O SAP da Marinha Grande não é um serviço de atendimento permanente. Noutros tempos estava aberto 24/24 horas, sete dias por semana. Hoje em dia, temos lá um prestador de serviços que vai três noites por semana. E ao fim-de-semana, das 20 horas da sexta-feira até às 20 horas de domingo, temos em contínuo profissionais da própria ULS. Isto não é um serviço de atendimento permanente. O que temos verificado é que a procura do [programa] Ligue Antes, Salve Vidas, a procura da meia-noite às 8 da manhã era em média de 1,6 utentes. Ou seja, estão cinco profissionais para ver 1,6 utentes. Temos de ir vendo a actividade clínica para irmos ajustando. Se houver procura suficiente, estamos abertos a manter o SAP como a comissão de utentes deseja.

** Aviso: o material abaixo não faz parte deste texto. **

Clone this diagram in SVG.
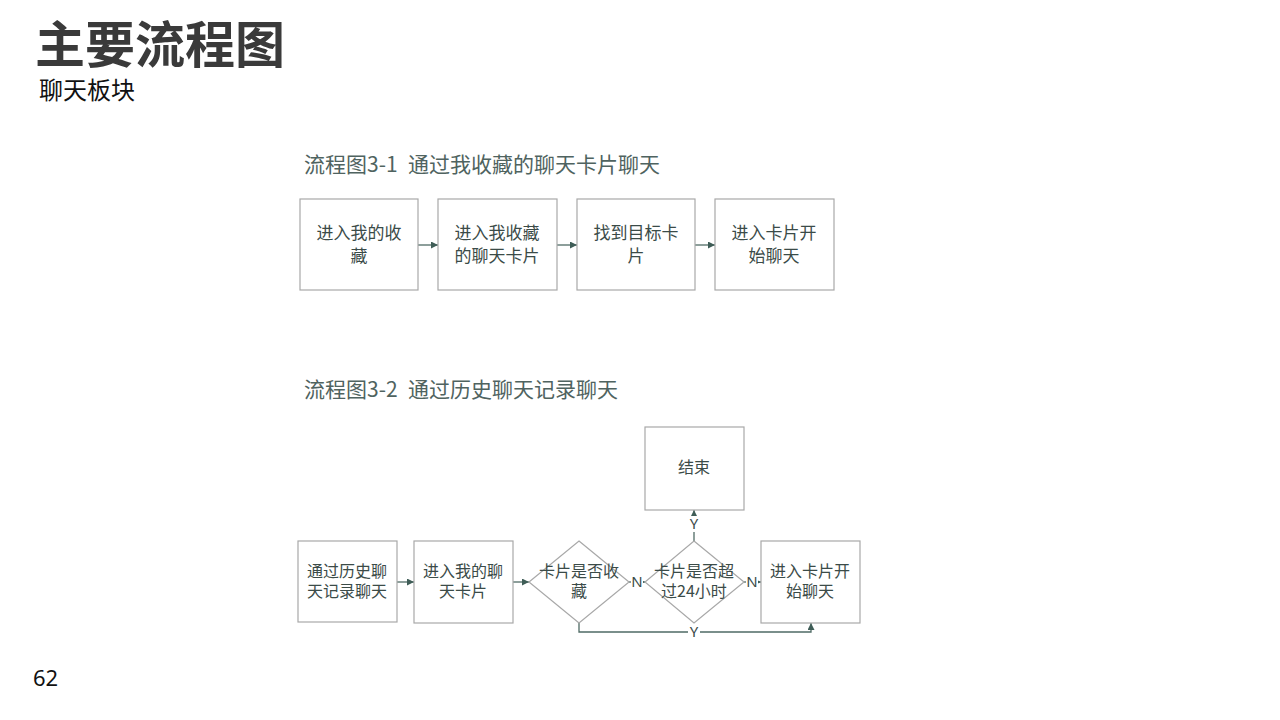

Quais os principais desafios para os cuidados de saúde primários?
O meu maior desafio é manter quem cá está, garantir que estão satisfeitos e querem continuar por cá, incentivar e apoiar as equipa que ainda não o são a evoluir para o modelo organizacional de USF e cativar médicos de MGF. É também um desafio melhorar o nosso internato de MGF, que tem de ser mais robusto e mais atractivo para os internos quererem vir fazer cá a especialidade, porque estão cá durante, pelo menos, quatro anos, e será mais fácil estabilizarem e quererem ficar por cá. O meu desafio é dar um bom internato, uma boa formação, boas condições de trabalho e ser suficientemente aliciante para quem cá está não fugir e atrair outros a virem.